A acusação vaga era de corrupção, mas o delegado que interrogou o ex-deputado não soube precisar do que estava sendo acusado e esse é o maior tormento. Sem conhecer a acusação, não tinha como se defender. Tão logo a prisão tornou-se pública, o então prefeito José Fortunati o exonerou sumariamente — mágoa que Záchia confessa no livro. “Esperava mais consideração e mais hombridade”, revela, para no parágrafo seguinte detalhar sua decepção com Fortunati e deixar claro que as feridas não cicatrizaram.
O cerne do livro é a experiência dentro do Presídio Central, onde conviveu com assassinos, ladrões, traficantes de drogas e criminosos enquadrados em diferentes artigos do Código Penal. Entre eles, o Chacal, que cumpria pena por nada menos do que 36 assassinatos e que se tornaria, naqueles dias, o protetor do grupo no inferno do Central. A história de Chacal, menino pobre que se transformou num dos assassinos mais violentos do Estado, ocupa boa parte do livro, junto a reflexões sobre a impossibilidade de alguém confinado naquela masmorra se recuperar.

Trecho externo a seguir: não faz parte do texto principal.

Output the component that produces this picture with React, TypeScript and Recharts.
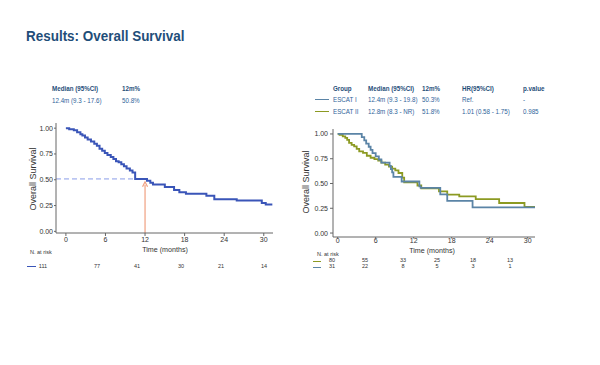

Setenta e seis passos é o comprimento do corredor pelo qual, insone, Záchia vagou nos cinco dias em que esteve recluso no Presídio Central. Assim o ex-deputado descreve o corredor que marcou para sempre o período em que perdeu amigos, oportunidade e prestígio:
“Nas raras vezes em que o sono vem leve e agitado a ponto de me deixar, no meio da noite, eu me sento na cama e ainda enxergo aquele pedaço de inferno que estará comigo para sempre. A boca seca, o coração dispara, passado e presente se atropelam numa vertigem, mas minha visão é nítida. Me vejo indo e voltando num corredor longo o suficiente para que eu conte 76 passos na ida, 76 na volta.”